[Start of Data section]
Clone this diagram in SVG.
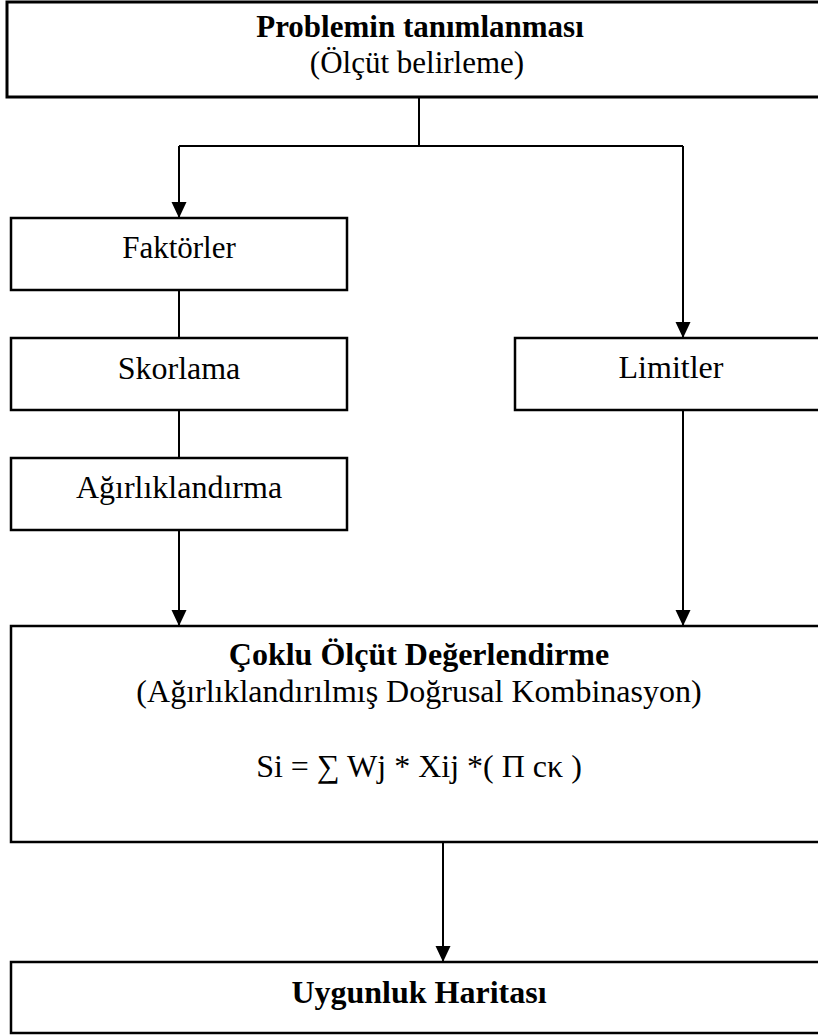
<svg xmlns="http://www.w3.org/2000/svg" width="818" height="1035" viewBox="0 0 818 1035">
  <style>
    .box { fill: #ffffff; stroke: #000000; stroke-width: 2.5; }
    .wire { fill: none; stroke: #000000; stroke-width: 2; }
    text { font-family: "Liberation Serif", "Times New Roman", serif; fill: #000000; text-anchor: middle; }
    .b { font-weight: bold; }
  </style>
  <defs>
    <marker id="arrow" markerUnits="userSpaceOnUse" markerWidth="16" markerHeight="16" refX="16" refY="7.5" orient="auto">
      <path d="M0,0 L16,7.5 L0,15 Z" fill="#000000"/>
    </marker>
  </defs>

  <rect width="818" height="1035" fill="#ffffff"/>

  <!-- connectors -->
  <g id="connectors">
    <polyline class="wire" points="419,97 419,146"/>
    <polyline class="wire" points="179,146 683,146"/>
    <polyline class="wire" points="179,146 179,218" marker-end="url(#arrow)"/>
    <polyline class="wire" points="683,146 683,338" marker-end="url(#arrow)"/>
    <polyline class="wire" points="179,290 179,338"/>
    <polyline class="wire" points="179,410 179,458"/>
    <polyline class="wire" points="179,530 179,626" marker-end="url(#arrow)"/>
    <polyline class="wire" points="683,410 683,626" marker-end="url(#arrow)"/>
    <polyline class="wire" points="443,842 443,962" marker-end="url(#arrow)"/>
  </g>

  <!-- problem definition -->
  <g id="problem">
    <rect class="box" x="7" y="2" width="830" height="95" style="stroke-width:3"/>
    <text class="b" x="420" y="37" font-size="31">Problemin tanımlanması</text>
    <text x="417" y="73" font-size="31">(Ölçüt belirleme)</text>
  </g>

  <g id="faktorler">
    <rect class="box" x="11" y="218" width="336" height="72"/>
    <text x="179" y="258" font-size="31">Faktörler</text>
  </g>

  <g id="skorlama">
    <rect class="box" x="11" y="338" width="336" height="72"/>
    <text x="179" y="379" font-size="32">Skorlama</text>
  </g>

  <g id="agirliklandirma">
    <rect class="box" x="11" y="458" width="336" height="72"/>
    <text x="179" y="498" font-size="32">Ağırlıklandırma</text>
  </g>

  <g id="limitler">
    <rect class="box" x="515" y="338" width="320" height="72"/>
    <text x="671" y="378" font-size="32">Limitler</text>
  </g>

  <!-- multi-criteria evaluation -->
  <g id="coklu-olcut">
    <rect class="box" x="11" y="626" width="826" height="216"/>
    <text class="b" x="419" y="665" font-size="32">Çoklu Ölçüt Değerlendirme</text>
    <text x="419" y="702" font-size="32">(Ağırlıklandırılmış Doğrusal Kombinasyon)</text>
    <text x="419" y="777" font-size="32">Si = ∑ Wj * Xij *( Π cκ )</text>
  </g>

  <g id="uygunluk">
    <rect class="box" x="11" y="962" width="826" height="71"/>
    <text class="b" x="419" y="1003" font-size="32">Uygunluk Haritası</text>
  </g>
</svg>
[End of Data section]
Your task is an exact transcription of all the data, minus the pictures.

*Completed exercise*.
Clone this diagram in SVG.
<svg xmlns="http://www.w3.org/2000/svg" width="818" height="1035" viewBox="0 0 818 1035">
  <style>
    .box { fill: #ffffff; stroke: #000000; stroke-width: 2.5; }
    .wire { fill: none; stroke: #000000; stroke-width: 2; }
    text { font-family: "Liberation Serif", "Times New Roman", serif; fill: #000000; text-anchor: middle; }
    .b { font-weight: bold; }
  </style>
  <defs>
    <marker id="arrow" markerUnits="userSpaceOnUse" markerWidth="16" markerHeight="16" refX="16" refY="7.5" orient="auto">
      <path d="M0,0 L16,7.5 L0,15 Z" fill="#000000"/>
    </marker>
  </defs>

  <rect width="818" height="1035" fill="#ffffff"/>

  <!-- connectors -->
  <g id="connectors">
    <polyline class="wire" points="419,97 419,146"/>
    <polyline class="wire" points="179,146 683,146"/>
    <polyline class="wire" points="179,146 179,218" marker-end="url(#arrow)"/>
    <polyline class="wire" points="683,146 683,338" marker-end="url(#arrow)"/>
    <polyline class="wire" points="179,290 179,338"/>
    <polyline class="wire" points="179,410 179,458"/>
    <polyline class="wire" points="179,530 179,626" marker-end="url(#arrow)"/>
    <polyline class="wire" points="683,410 683,626" marker-end="url(#arrow)"/>
    <polyline class="wire" points="443,842 443,962" marker-end="url(#arrow)"/>
  </g>

  <!-- problem definition -->
  <g id="problem">
    <rect class="box" x="7" y="2" width="830" height="95" style="stroke-width:3"/>
    <text class="b" x="420" y="37" font-size="31">Problemin tanımlanması</text>
    <text x="417" y="73" font-size="31">(Ölçüt belirleme)</text>
  </g>

  <g id="faktorler">
    <rect class="box" x="11" y="218" width="336" height="72"/>
    <text x="179" y="258" font-size="31">Faktörler</text>
  </g>

  <g id="skorlama">
    <rect class="box" x="11" y="338" width="336" height="72"/>
    <text x="179" y="379" font-size="32">Skorlama</text>
  </g>

  <g id="agirliklandirma">
    <rect class="box" x="11" y="458" width="336" height="72"/>
    <text x="179" y="498" font-size="32">Ağırlıklandırma</text>
  </g>

  <g id="limitler">
    <rect class="box" x="515" y="338" width="320" height="72"/>
    <text x="671" y="378" font-size="32">Limitler</text>
  </g>

  <!-- multi-criteria evaluation -->
  <g id="coklu-olcut">
    <rect class="box" x="11" y="626" width="826" height="216"/>
    <text class="b" x="419" y="665" font-size="32">Çoklu Ölçüt Değerlendirme</text>
    <text x="419" y="702" font-size="32">(Ağırlıklandırılmış Doğrusal Kombinasyon)</text>
    <text x="419" y="777" font-size="32">Si = ∑ Wj * Xij *( Π cκ )</text>
  </g>

  <g id="uygunluk">
    <rect class="box" x="11" y="962" width="826" height="71"/>
    <text class="b" x="419" y="1003" font-size="32">Uygunluk Haritası</text>
  </g>
</svg>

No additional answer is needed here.